Given problem
Output every line of the material exactly, omitting images.

Collected material
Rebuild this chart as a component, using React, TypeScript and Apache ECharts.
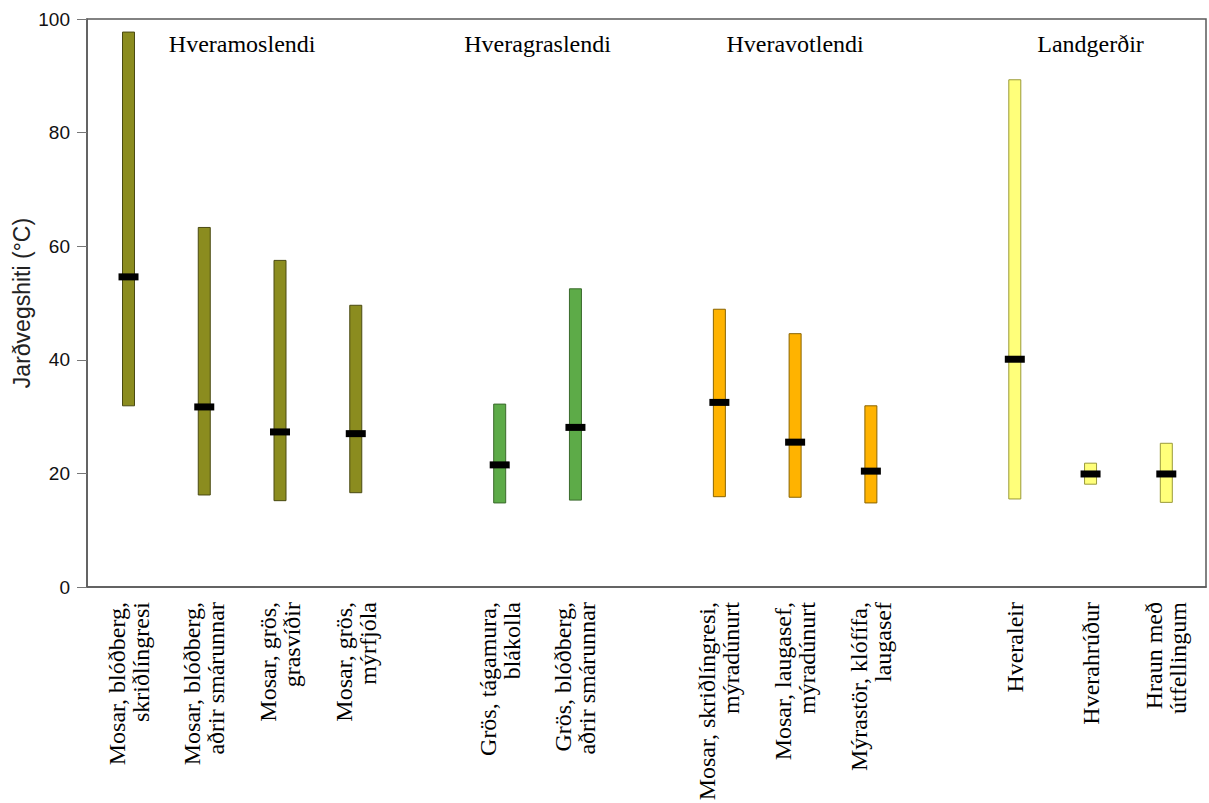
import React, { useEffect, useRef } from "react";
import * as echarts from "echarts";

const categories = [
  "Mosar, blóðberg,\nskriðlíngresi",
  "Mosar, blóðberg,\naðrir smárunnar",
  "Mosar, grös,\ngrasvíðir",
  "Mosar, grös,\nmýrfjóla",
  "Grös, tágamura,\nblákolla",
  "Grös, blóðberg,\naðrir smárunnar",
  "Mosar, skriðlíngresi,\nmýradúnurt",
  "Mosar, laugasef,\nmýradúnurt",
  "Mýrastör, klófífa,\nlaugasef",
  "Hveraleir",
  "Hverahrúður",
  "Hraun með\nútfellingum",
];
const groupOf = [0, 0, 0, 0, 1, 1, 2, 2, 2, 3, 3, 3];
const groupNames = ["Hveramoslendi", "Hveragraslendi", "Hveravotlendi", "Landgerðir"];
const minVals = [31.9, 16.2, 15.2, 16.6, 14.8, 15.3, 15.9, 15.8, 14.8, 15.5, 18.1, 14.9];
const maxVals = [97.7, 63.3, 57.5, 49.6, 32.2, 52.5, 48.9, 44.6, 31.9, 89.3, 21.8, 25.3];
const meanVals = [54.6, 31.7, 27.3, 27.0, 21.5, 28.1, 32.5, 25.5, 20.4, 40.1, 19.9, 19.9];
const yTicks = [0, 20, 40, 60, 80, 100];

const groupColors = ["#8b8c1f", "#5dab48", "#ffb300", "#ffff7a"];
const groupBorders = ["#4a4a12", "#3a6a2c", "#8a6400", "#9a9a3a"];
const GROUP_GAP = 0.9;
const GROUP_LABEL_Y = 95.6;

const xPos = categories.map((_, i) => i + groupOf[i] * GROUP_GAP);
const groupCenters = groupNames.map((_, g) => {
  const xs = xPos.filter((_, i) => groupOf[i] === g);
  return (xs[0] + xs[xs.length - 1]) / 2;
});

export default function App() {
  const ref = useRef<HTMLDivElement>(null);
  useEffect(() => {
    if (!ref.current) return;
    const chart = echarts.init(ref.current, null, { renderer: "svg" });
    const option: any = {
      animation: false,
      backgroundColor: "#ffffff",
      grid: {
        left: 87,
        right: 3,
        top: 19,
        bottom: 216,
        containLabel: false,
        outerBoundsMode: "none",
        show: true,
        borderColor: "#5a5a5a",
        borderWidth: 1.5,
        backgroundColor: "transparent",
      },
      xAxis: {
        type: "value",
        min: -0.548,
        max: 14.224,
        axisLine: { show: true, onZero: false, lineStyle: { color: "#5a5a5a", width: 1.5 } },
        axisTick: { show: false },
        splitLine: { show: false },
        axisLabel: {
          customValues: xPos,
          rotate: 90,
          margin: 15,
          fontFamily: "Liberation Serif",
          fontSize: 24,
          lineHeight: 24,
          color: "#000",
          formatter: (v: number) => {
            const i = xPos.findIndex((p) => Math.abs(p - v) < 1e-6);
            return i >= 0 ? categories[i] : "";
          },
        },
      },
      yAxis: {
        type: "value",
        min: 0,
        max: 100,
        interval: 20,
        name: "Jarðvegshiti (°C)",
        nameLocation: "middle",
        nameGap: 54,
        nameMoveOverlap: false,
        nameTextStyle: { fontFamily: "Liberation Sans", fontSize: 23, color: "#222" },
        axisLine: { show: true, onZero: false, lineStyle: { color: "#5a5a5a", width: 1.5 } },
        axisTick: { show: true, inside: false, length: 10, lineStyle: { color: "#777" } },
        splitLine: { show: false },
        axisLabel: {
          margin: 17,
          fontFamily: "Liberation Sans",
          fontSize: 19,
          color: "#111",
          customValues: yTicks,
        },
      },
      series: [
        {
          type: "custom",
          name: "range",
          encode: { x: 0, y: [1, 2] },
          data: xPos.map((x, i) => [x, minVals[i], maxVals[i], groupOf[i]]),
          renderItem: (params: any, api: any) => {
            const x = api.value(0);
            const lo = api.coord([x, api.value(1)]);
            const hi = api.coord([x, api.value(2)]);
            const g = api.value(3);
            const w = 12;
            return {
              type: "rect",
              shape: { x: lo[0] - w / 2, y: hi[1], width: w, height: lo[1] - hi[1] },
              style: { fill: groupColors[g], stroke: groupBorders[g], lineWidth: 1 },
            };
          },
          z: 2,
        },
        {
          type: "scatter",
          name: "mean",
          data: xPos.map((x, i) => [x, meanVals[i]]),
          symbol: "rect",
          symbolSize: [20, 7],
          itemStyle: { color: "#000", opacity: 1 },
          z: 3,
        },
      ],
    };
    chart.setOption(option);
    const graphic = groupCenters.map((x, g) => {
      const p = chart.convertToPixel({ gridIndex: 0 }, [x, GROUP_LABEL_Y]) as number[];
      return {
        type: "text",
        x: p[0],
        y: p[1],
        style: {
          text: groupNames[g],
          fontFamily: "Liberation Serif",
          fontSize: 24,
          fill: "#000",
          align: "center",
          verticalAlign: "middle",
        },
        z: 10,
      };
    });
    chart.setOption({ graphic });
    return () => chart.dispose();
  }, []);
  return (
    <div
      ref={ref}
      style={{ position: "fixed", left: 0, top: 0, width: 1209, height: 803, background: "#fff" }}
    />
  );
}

Right answer
Rebuild this chart as a component, using React, TypeScript and Apache ECharts.
import React, { useEffect, useRef } from "react";
import * as echarts from "echarts";

const categories = [
  "Mosar, blóðberg,\nskriðlíngresi",
  "Mosar, blóðberg,\naðrir smárunnar",
  "Mosar, grös,\ngrasvíðir",
  "Mosar, grös,\nmýrfjóla",
  "Grös, tágamura,\nblákolla",
  "Grös, blóðberg,\naðrir smárunnar",
  "Mosar, skriðlíngresi,\nmýradúnurt",
  "Mosar, laugasef,\nmýradúnurt",
  "Mýrastör, klófífa,\nlaugasef",
  "Hveraleir",
  "Hverahrúður",
  "Hraun með\nútfellingum",
];
const groupOf = [0, 0, 0, 0, 1, 1, 2, 2, 2, 3, 3, 3];
const groupNames = ["Hveramoslendi", "Hveragraslendi", "Hveravotlendi", "Landgerðir"];
const minVals = [31.9, 16.2, 15.2, 16.6, 14.8, 15.3, 15.9, 15.8, 14.8, 15.5, 18.1, 14.9];
const maxVals = [97.7, 63.3, 57.5, 49.6, 32.2, 52.5, 48.9, 44.6, 31.9, 89.3, 21.8, 25.3];
const meanVals = [54.6, 31.7, 27.3, 27.0, 21.5, 28.1, 32.5, 25.5, 20.4, 40.1, 19.9, 19.9];
const yTicks = [0, 20, 40, 60, 80, 100];

const groupColors = ["#8b8c1f", "#5dab48", "#ffb300", "#ffff7a"];
const groupBorders = ["#4a4a12", "#3a6a2c", "#8a6400", "#9a9a3a"];
const GROUP_GAP = 0.9;
const GROUP_LABEL_Y = 95.6;

const xPos = categories.map((_, i) => i + groupOf[i] * GROUP_GAP);
const groupCenters = groupNames.map((_, g) => {
  const xs = xPos.filter((_, i) => groupOf[i] === g);
  return (xs[0] + xs[xs.length - 1]) / 2;
});

export default function App() {
  const ref = useRef<HTMLDivElement>(null);
  useEffect(() => {
    if (!ref.current) return;
    const chart = echarts.init(ref.current, null, { renderer: "svg" });
    const option: any = {
      animation: false,
      backgroundColor: "#ffffff",
      grid: {
        left: 87,
        right: 3,
        top: 19,
        bottom: 216,
        containLabel: false,
        outerBoundsMode: "none",
        show: true,
        borderColor: "#5a5a5a",
        borderWidth: 1.5,
        backgroundColor: "transparent",
      },
      xAxis: {
        type: "value",
        min: -0.548,
        max: 14.224,
        axisLine: { show: true, onZero: false, lineStyle: { color: "#5a5a5a", width: 1.5 } },
        axisTick: { show: false },
        splitLine: { show: false },
        axisLabel: {
          customValues: xPos,
          rotate: 90,
          margin: 15,
          fontFamily: "Liberation Serif",
          fontSize: 24,
          lineHeight: 24,
          color: "#000",
          formatter: (v: number) => {
            const i = xPos.findIndex((p) => Math.abs(p - v) < 1e-6);
            return i >= 0 ? categories[i] : "";
          },
        },
      },
      yAxis: {
        type: "value",
        min: 0,
        max: 100,
        interval: 20,
        name: "Jarðvegshiti (°C)",
        nameLocation: "middle",
        nameGap: 54,
        nameMoveOverlap: false,
        nameTextStyle: { fontFamily: "Liberation Sans", fontSize: 23, color: "#222" },
        axisLine: { show: true, onZero: false, lineStyle: { color: "#5a5a5a", width: 1.5 } },
        axisTick: { show: true, inside: false, length: 10, lineStyle: { color: "#777" } },
        splitLine: { show: false },
        axisLabel: {
          margin: 17,
          fontFamily: "Liberation Sans",
          fontSize: 19,
          color: "#111",
          customValues: yTicks,
        },
      },
      series: [
        {
          type: "custom",
          name: "range",
          encode: { x: 0, y: [1, 2] },
          data: xPos.map((x, i) => [x, minVals[i], maxVals[i], groupOf[i]]),
          renderItem: (params: any, api: any) => {
            const x = api.value(0);
            const lo = api.coord([x, api.value(1)]);
            const hi = api.coord([x, api.value(2)]);
            const g = api.value(3);
            const w = 12;
            return {
              type: "rect",
              shape: { x: lo[0] - w / 2, y: hi[1], width: w, height: lo[1] - hi[1] },
              style: { fill: groupColors[g], stroke: groupBorders[g], lineWidth: 1 },
            };
          },
          z: 2,
        },
        {
          type: "scatter",
          name: "mean",
          data: xPos.map((x, i) => [x, meanVals[i]]),
          symbol: "rect",
          symbolSize: [20, 7],
          itemStyle: { color: "#000", opacity: 1 },
          z: 3,
        },
      ],
    };
    chart.setOption(option);
    const graphic = groupCenters.map((x, g) => {
      const p = chart.convertToPixel({ gridIndex: 0 }, [x, GROUP_LABEL_Y]) as number[];
      return {
        type: "text",
        x: p[0],
        y: p[1],
        style: {
          text: groupNames[g],
          fontFamily: "Liberation Serif",
          fontSize: 24,
          fill: "#000",
          align: "center",
          verticalAlign: "middle",
        },
        z: 10,
      };
    });
    chart.setOption({ graphic });
    return () => chart.dispose();
  }, []);
  return (
    <div
      ref={ref}
      style={{ position: "fixed", left: 0, top: 0, width: 1209, height: 803, background: "#fff" }}
    />
  );
}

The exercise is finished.